◆ **What is needed**
Quote the lines that run from the line containing "Generate a Python" down to the line containing "ax.set_xlim(0, 5)". Include both of those lines, reproduce each exactly, and omit everything else.

-- Start of Data rows --

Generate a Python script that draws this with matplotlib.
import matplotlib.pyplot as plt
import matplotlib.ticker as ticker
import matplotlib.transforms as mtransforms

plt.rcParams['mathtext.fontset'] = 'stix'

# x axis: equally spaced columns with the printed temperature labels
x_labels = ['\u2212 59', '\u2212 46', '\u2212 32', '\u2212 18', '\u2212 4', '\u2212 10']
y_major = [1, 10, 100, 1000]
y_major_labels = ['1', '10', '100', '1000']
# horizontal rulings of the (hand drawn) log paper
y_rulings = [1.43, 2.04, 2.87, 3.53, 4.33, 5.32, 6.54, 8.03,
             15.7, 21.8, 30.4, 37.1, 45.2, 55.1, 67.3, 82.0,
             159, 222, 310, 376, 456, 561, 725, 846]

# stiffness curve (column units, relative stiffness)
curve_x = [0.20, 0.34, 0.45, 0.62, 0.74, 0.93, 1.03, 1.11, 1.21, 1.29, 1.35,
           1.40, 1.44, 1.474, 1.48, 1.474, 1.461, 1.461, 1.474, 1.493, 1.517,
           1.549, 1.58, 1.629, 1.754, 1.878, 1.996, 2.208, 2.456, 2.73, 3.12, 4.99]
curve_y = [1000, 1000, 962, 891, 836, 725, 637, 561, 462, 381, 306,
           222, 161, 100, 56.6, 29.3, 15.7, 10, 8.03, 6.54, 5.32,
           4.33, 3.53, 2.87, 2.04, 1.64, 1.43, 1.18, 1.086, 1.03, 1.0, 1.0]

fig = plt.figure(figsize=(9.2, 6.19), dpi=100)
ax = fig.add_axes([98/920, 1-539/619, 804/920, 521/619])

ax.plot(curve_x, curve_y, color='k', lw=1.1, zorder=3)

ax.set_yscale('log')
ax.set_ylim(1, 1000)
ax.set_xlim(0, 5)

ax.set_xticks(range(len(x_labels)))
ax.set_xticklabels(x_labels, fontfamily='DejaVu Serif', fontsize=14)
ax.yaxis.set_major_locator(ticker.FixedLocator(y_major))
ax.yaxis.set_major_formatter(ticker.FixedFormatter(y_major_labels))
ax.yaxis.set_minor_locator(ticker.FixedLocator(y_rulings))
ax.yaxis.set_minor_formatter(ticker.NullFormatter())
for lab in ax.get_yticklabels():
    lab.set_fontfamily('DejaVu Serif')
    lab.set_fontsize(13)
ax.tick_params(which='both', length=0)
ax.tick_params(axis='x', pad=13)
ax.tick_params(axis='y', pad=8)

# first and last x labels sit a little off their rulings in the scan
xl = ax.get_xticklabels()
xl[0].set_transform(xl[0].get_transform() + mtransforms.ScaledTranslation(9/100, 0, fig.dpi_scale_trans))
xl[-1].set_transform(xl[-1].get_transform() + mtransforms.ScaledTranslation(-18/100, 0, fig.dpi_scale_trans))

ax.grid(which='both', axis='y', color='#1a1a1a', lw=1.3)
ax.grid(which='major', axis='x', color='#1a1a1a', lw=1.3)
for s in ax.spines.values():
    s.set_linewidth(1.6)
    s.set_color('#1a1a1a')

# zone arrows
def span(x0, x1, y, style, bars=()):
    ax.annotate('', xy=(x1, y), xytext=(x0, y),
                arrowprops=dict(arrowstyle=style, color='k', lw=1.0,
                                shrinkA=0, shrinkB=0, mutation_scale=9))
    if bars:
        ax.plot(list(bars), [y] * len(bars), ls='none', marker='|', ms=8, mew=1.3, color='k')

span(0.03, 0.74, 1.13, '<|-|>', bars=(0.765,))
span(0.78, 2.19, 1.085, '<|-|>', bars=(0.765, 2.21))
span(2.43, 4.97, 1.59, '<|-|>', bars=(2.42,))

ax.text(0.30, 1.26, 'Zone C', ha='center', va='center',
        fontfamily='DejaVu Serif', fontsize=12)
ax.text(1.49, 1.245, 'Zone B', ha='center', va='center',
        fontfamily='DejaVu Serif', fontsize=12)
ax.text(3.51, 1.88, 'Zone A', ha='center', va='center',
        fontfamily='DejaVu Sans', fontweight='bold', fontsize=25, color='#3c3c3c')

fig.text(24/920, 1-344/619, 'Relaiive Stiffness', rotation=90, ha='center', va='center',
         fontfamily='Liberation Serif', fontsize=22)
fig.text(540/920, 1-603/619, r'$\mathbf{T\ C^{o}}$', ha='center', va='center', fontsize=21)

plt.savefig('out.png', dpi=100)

-- End of Data rows --
-- Start of Data rows --

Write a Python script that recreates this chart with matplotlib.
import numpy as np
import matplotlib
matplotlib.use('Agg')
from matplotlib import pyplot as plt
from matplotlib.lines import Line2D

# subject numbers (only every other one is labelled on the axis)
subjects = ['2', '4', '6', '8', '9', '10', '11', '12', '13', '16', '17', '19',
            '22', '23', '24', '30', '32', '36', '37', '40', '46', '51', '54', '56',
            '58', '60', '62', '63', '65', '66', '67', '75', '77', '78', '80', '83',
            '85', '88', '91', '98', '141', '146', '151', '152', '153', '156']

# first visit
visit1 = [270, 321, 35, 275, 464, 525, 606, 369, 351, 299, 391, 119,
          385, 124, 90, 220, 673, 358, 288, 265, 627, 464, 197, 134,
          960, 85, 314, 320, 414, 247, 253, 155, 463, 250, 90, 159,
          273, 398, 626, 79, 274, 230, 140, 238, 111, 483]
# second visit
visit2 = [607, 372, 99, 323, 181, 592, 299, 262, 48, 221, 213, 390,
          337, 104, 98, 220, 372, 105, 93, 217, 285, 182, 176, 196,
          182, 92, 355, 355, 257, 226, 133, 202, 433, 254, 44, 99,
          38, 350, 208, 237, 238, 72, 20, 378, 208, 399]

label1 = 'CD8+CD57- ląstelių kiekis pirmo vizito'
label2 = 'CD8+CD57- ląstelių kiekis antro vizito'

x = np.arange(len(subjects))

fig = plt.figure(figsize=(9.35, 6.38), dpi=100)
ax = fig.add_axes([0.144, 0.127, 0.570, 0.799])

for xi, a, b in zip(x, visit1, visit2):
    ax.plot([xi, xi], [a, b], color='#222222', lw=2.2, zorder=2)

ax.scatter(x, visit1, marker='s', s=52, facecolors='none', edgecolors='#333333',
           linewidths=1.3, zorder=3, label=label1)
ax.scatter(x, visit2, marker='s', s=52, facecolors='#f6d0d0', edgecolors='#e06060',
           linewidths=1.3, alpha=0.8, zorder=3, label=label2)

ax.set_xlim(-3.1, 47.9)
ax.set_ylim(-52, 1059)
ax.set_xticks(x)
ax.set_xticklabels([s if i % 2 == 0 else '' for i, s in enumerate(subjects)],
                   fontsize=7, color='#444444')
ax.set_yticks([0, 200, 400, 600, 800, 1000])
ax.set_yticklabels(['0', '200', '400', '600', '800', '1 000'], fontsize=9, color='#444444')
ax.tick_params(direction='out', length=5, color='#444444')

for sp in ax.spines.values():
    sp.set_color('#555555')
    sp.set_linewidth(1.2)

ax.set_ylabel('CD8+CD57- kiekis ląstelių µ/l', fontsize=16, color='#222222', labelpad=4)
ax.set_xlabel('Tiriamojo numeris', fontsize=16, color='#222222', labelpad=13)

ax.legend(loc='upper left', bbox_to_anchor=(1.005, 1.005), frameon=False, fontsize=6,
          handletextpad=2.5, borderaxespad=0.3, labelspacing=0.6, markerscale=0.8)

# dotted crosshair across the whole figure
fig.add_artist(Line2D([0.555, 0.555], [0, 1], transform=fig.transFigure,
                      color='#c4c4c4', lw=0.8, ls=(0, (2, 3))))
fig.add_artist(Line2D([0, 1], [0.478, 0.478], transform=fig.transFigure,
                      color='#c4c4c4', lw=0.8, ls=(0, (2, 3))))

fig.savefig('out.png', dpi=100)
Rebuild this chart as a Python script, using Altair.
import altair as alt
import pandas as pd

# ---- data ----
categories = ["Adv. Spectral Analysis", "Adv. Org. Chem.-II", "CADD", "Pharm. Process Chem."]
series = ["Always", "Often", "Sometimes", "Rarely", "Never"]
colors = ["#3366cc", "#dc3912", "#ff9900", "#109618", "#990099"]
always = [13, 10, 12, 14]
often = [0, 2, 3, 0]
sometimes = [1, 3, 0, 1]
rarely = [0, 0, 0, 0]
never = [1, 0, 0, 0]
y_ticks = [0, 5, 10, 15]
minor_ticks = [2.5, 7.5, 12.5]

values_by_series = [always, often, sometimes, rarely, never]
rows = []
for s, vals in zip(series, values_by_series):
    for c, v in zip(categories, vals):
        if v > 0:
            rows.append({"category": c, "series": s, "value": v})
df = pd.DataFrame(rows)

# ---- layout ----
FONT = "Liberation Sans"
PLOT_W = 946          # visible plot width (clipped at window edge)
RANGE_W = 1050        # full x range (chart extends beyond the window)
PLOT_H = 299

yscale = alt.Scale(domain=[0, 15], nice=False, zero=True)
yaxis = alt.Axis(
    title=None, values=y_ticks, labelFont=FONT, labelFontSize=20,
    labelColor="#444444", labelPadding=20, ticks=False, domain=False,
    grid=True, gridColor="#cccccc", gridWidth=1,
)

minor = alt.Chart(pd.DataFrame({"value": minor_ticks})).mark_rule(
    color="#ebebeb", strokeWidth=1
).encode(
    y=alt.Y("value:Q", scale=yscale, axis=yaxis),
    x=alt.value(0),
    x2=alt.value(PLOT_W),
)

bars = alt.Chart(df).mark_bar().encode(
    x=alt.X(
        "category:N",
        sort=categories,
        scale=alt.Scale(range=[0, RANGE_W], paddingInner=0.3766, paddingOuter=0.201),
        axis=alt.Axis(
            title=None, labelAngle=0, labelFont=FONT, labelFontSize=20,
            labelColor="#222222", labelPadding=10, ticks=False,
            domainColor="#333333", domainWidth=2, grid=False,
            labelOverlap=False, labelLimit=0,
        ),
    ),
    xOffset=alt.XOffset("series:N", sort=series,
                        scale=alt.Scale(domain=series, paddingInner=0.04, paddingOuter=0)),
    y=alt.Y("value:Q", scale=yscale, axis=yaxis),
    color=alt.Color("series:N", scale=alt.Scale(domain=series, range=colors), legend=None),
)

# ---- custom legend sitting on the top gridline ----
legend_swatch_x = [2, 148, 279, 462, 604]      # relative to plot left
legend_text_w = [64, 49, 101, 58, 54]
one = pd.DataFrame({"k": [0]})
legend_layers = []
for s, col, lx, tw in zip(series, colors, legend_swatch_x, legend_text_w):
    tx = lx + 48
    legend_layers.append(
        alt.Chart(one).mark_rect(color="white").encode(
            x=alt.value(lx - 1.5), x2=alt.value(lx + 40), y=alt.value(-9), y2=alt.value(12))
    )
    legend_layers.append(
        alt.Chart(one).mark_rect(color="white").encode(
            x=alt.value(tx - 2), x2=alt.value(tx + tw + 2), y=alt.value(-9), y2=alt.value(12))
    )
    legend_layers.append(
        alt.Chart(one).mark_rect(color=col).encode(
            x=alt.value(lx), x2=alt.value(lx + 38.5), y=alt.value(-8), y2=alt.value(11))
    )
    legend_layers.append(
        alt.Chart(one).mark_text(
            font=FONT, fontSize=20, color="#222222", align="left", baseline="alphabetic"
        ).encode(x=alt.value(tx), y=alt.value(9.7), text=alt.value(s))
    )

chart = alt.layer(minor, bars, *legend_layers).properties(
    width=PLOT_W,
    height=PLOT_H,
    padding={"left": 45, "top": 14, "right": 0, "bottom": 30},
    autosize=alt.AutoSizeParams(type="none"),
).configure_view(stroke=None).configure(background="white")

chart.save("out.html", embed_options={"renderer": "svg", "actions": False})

-- End of Data rows --
-- Start of Data rows --

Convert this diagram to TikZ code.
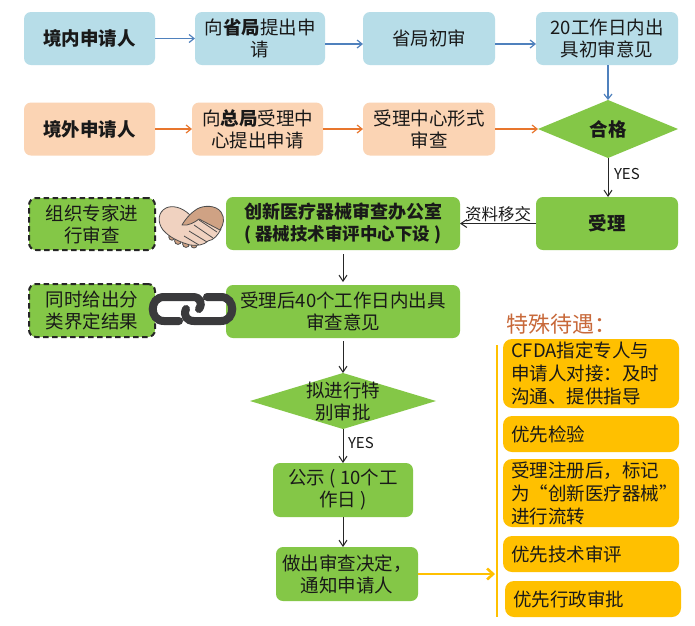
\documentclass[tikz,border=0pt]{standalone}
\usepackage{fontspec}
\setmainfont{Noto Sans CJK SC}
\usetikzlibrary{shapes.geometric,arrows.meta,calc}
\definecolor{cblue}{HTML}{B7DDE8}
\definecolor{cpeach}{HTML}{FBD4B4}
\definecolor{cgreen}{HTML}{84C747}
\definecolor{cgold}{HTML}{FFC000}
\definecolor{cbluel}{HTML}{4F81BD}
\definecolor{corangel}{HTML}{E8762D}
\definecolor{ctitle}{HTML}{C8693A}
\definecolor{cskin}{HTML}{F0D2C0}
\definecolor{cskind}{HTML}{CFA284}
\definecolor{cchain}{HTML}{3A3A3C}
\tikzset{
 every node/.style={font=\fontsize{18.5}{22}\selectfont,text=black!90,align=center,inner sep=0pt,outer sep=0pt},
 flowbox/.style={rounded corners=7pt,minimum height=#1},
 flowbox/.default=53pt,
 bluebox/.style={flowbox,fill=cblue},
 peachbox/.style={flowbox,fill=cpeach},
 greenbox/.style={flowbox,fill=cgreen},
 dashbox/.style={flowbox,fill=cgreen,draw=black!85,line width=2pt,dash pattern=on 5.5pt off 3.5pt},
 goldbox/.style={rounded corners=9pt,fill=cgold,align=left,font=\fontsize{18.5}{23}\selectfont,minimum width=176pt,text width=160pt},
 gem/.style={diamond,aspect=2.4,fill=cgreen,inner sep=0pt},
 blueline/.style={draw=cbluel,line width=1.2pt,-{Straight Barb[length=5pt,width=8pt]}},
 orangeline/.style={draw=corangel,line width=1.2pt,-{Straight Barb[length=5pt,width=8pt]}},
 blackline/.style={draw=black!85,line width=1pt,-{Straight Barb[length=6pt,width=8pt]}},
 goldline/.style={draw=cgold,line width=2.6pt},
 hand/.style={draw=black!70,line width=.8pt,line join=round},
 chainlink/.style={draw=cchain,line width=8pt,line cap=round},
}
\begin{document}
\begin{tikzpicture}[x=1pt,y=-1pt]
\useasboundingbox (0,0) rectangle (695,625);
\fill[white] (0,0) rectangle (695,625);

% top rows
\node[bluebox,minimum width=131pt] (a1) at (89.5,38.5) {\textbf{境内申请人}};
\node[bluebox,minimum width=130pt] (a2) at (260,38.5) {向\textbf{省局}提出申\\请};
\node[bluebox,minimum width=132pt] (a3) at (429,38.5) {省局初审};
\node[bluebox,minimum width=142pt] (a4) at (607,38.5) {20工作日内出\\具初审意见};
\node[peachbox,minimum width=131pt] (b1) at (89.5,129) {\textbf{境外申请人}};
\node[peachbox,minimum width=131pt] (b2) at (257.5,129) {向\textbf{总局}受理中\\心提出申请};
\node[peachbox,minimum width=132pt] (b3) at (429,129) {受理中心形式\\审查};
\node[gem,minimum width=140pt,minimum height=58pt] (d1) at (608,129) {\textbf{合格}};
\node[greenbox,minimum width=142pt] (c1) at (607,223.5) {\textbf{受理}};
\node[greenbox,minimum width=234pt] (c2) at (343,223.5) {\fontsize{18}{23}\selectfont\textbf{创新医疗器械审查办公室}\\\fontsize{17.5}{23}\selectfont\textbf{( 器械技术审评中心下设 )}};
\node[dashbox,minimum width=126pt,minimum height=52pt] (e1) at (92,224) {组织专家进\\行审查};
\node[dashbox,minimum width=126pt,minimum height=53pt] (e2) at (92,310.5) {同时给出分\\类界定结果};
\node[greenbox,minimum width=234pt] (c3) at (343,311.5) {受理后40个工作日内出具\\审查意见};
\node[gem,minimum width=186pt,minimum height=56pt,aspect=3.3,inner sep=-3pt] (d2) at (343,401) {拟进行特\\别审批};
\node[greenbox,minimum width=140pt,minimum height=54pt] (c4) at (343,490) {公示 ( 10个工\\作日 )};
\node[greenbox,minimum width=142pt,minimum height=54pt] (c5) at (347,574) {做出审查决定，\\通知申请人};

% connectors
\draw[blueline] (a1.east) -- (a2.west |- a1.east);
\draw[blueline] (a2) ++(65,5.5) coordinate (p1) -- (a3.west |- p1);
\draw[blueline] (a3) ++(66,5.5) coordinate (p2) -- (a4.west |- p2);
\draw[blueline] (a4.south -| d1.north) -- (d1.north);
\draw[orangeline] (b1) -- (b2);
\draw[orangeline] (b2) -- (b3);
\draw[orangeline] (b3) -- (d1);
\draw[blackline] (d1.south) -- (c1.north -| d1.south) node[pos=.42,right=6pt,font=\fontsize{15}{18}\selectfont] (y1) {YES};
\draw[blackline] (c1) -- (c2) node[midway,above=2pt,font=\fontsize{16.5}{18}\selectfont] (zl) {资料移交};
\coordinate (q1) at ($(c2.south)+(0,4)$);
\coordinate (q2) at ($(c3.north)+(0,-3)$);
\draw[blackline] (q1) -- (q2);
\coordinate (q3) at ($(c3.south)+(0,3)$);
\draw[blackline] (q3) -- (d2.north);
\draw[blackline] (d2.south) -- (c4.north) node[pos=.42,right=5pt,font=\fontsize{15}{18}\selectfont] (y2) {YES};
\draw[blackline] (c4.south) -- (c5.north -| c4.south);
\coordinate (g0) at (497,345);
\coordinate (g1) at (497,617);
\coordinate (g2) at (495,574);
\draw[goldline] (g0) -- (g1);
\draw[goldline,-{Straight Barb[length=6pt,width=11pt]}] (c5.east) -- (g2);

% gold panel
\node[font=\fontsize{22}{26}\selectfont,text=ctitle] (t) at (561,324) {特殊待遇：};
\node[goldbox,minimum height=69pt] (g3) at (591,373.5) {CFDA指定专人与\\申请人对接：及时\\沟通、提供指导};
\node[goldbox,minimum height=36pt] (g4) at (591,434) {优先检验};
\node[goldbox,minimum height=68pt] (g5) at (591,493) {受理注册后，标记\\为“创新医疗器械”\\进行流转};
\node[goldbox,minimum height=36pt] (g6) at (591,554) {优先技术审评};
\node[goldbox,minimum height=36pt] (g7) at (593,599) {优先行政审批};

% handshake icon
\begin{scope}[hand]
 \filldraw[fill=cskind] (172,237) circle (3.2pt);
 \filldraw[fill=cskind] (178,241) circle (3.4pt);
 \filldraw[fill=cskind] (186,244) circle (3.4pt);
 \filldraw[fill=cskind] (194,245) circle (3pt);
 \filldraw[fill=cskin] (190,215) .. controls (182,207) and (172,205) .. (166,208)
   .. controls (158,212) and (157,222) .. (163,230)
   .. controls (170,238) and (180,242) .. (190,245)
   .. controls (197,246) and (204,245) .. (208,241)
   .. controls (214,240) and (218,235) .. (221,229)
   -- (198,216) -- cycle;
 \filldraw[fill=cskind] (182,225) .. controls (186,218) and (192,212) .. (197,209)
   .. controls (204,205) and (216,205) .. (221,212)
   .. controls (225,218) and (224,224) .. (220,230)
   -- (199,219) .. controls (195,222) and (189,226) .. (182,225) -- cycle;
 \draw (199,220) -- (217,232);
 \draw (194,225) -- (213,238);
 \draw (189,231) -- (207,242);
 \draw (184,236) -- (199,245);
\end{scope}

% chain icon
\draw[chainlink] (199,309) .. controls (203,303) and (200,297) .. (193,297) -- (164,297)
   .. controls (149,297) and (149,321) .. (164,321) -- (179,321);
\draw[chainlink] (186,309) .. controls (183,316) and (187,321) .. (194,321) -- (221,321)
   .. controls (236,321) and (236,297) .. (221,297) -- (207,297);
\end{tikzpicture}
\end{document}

-- End of Data rows --

◆ **Solved exercise**
Generate a Python script that draws this with matplotlib.
import matplotlib.pyplot as plt
import matplotlib.ticker as ticker
import matplotlib.transforms as mtransforms

plt.rcParams['mathtext.fontset'] = 'stix'

# x axis: equally spaced columns with the printed temperature labels
x_labels = ['\u2212 59', '\u2212 46', '\u2212 32', '\u2212 18', '\u2212 4', '\u2212 10']
y_major = [1, 10, 100, 1000]
y_major_labels = ['1', '10', '100', '1000']
# horizontal rulings of the (hand drawn) log paper
y_rulings = [1.43, 2.04, 2.87, 3.53, 4.33, 5.32, 6.54, 8.03,
             15.7, 21.8, 30.4, 37.1, 45.2, 55.1, 67.3, 82.0,
             159, 222, 310, 376, 456, 561, 725, 846]

# stiffness curve (column units, relative stiffness)
curve_x = [0.20, 0.34, 0.45, 0.62, 0.74, 0.93, 1.03, 1.11, 1.21, 1.29, 1.35,
           1.40, 1.44, 1.474, 1.48, 1.474, 1.461, 1.461, 1.474, 1.493, 1.517,
           1.549, 1.58, 1.629, 1.754, 1.878, 1.996, 2.208, 2.456, 2.73, 3.12, 4.99]
curve_y = [1000, 1000, 962, 891, 836, 725, 637, 561, 462, 381, 306,
           222, 161, 100, 56.6, 29.3, 15.7, 10, 8.03, 6.54, 5.32,
           4.33, 3.53, 2.87, 2.04, 1.64, 1.43, 1.18, 1.086, 1.03, 1.0, 1.0]

fig = plt.figure(figsize=(9.2, 6.19), dpi=100)
ax = fig.add_axes([98/920, 1-539/619, 804/920, 521/619])

ax.plot(curve_x, curve_y, color='k', lw=1.1, zorder=3)

ax.set_yscale('log')
ax.set_ylim(1, 1000)
ax.set_xlim(0, 5)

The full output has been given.